Pete has forgotten that it is Valentine's Day, which also happens to be his wife's birthday. He spends the night running around the city to try to find Valentine's Day and birthday presents for his wife, only to lose the balloons that he had bought for his wife. Liz has received a gift of chocolate-covered cherries and flowers from a supposed secret admirer. The "admirer" turns out to be "a law stylist", (Jason Sudeikis) and the gifts turn out to be for his girlfriend, Liz Lemler, who works in the accounting department at TGS. However, he tells Liz to keep the flowers but asks for a picture of her with the flowers and her ID to prove to his girlfriend that he did indeed get her something for Valentine's Day.

==Reception==
"Up All Night" brought in an average of 5.2 million viewers. The episode also achieved a 2.5/6 in the key 18- to 49-year-old demographic. The 2.5 refers to 2.5% of all 18- to 49-year-olds in the U.S., and the 6 refers to 6% of all 18- to 49-year-olds watching television at the time of the broadcast in the U.S..
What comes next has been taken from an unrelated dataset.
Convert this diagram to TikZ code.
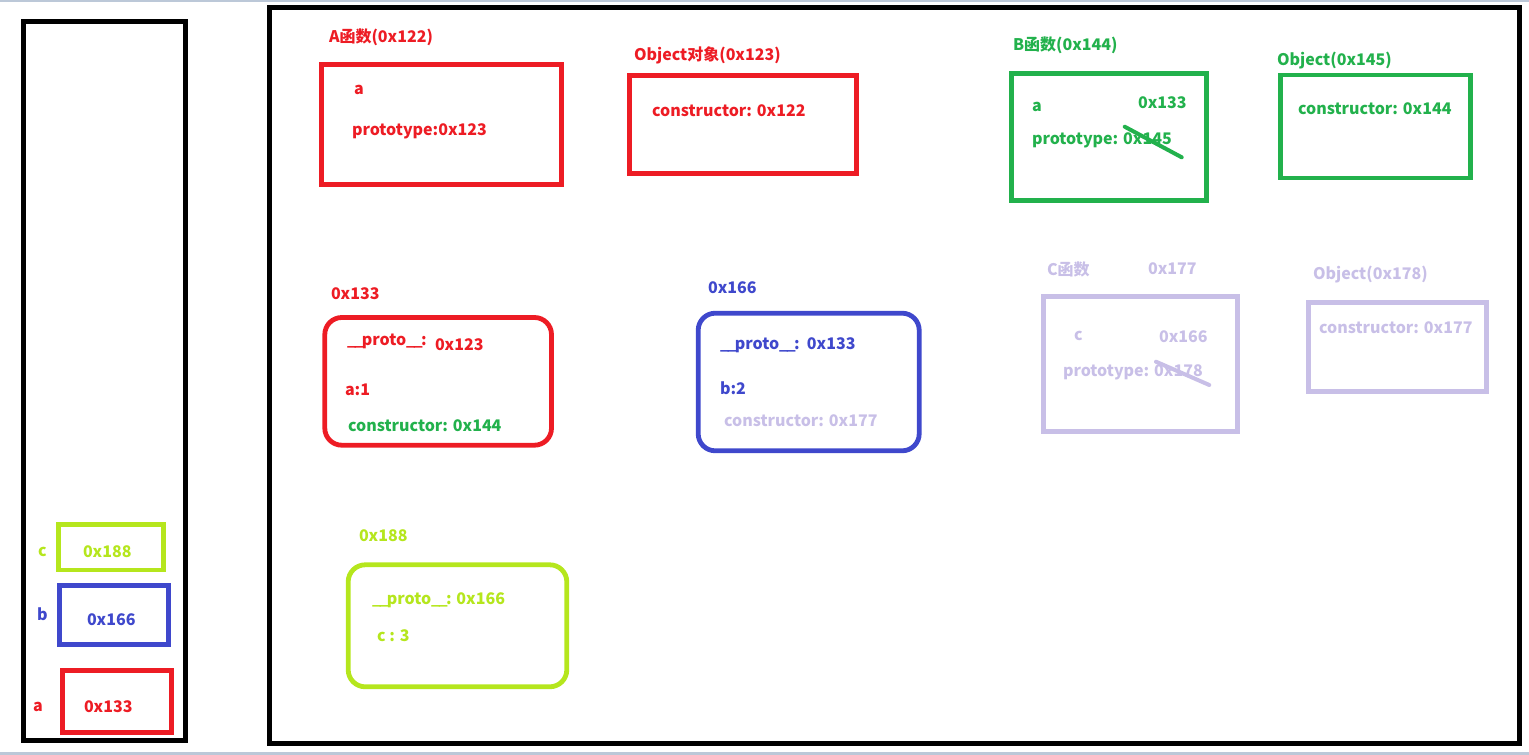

Matt Webb Mitovich of TV Guide wrote that "it would be nearly impossible to measure up to last week's utterly manic introduction of Prince Gerhardt [Paul Reubens], so forgive 30 Rock if this week's outing was 'merely' very amusing at times." He added that compared to Jack's storyline, he "actually wore more grins watching the microscopic B-story with the writers, playing Marry, Boff, Kill." Robert Canning of IGN thought that "the Valentine's Day episode of 30 Rock gave us a big surprise: a low-key half hour from a show known for being over the top," adding that this was "a pleasant surprise". He said that this episode "proved that [30 Rock] could make with the funny no matter what the tone". Canning rated this episode 8.5 out of 10.